> _The request_
Write out again exactly the lines from the one containing "Write the React, TypeScript" through the one containing "const data = ageGroups.map((name, i)", both included, and omit the pictures.

> _Data excerpts_
⁂

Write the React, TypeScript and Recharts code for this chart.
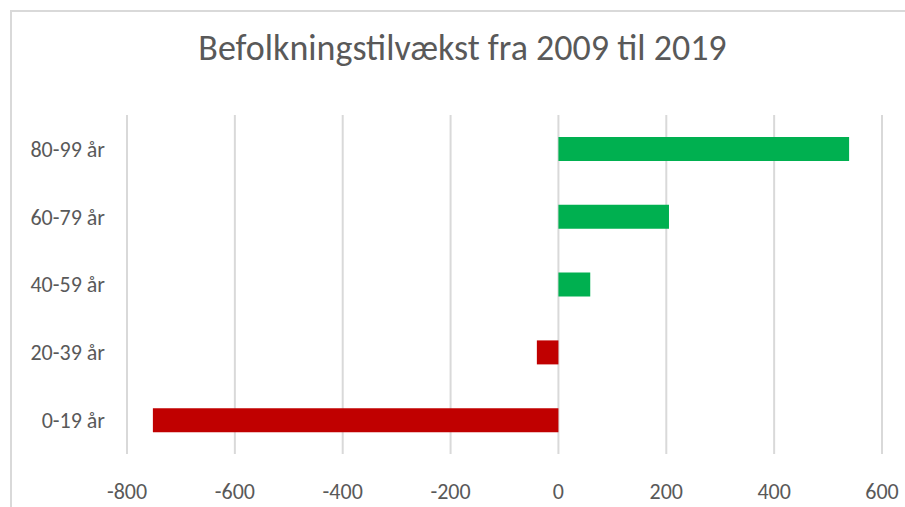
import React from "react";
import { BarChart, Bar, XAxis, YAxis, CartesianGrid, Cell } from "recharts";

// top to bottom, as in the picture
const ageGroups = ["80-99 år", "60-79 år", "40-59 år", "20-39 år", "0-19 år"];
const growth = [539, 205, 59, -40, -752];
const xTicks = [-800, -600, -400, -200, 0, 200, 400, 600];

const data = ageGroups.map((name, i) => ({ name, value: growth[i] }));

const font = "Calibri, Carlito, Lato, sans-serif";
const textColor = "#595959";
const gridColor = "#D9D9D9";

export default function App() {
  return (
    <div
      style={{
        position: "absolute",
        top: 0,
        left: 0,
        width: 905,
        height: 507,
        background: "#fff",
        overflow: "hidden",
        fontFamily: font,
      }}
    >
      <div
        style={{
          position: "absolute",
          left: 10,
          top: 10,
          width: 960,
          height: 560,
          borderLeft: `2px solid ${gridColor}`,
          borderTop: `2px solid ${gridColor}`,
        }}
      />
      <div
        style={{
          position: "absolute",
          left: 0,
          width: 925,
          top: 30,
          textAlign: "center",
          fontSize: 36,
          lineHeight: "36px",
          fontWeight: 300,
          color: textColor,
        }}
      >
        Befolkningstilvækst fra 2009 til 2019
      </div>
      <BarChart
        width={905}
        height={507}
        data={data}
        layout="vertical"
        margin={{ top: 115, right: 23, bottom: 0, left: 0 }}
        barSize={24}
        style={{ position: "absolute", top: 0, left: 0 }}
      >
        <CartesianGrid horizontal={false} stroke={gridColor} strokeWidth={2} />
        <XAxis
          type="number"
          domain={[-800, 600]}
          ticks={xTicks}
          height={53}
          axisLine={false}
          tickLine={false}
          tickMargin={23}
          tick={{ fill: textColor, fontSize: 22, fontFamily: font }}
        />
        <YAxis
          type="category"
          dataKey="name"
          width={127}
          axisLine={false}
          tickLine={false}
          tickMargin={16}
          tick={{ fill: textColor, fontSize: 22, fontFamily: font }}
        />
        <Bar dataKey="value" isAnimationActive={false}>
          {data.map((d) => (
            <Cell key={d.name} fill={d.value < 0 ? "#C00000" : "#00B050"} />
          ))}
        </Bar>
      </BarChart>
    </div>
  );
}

⁂

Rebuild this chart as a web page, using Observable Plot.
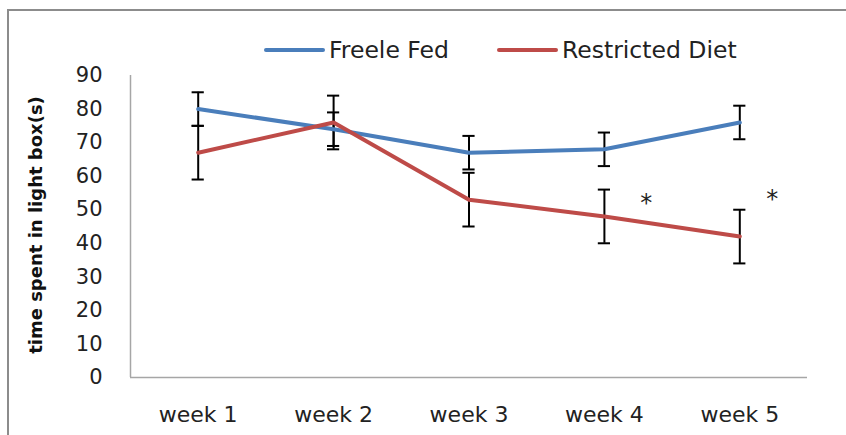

⁂

> _Task response_
Write the React, TypeScript and Recharts code for this chart.
import React from "react";
import { BarChart, Bar, XAxis, YAxis, CartesianGrid, Cell } from "recharts";

// top to bottom, as in the picture
const ageGroups = ["80-99 år", "60-79 år", "40-59 år", "20-39 år", "0-19 år"];
const growth = [539, 205, 59, -40, -752];
const xTicks = [-800, -600, -400, -200, 0, 200, 400, 600];

const data = ageGroups.map((name, i) => ({ name, value: growth[i] }));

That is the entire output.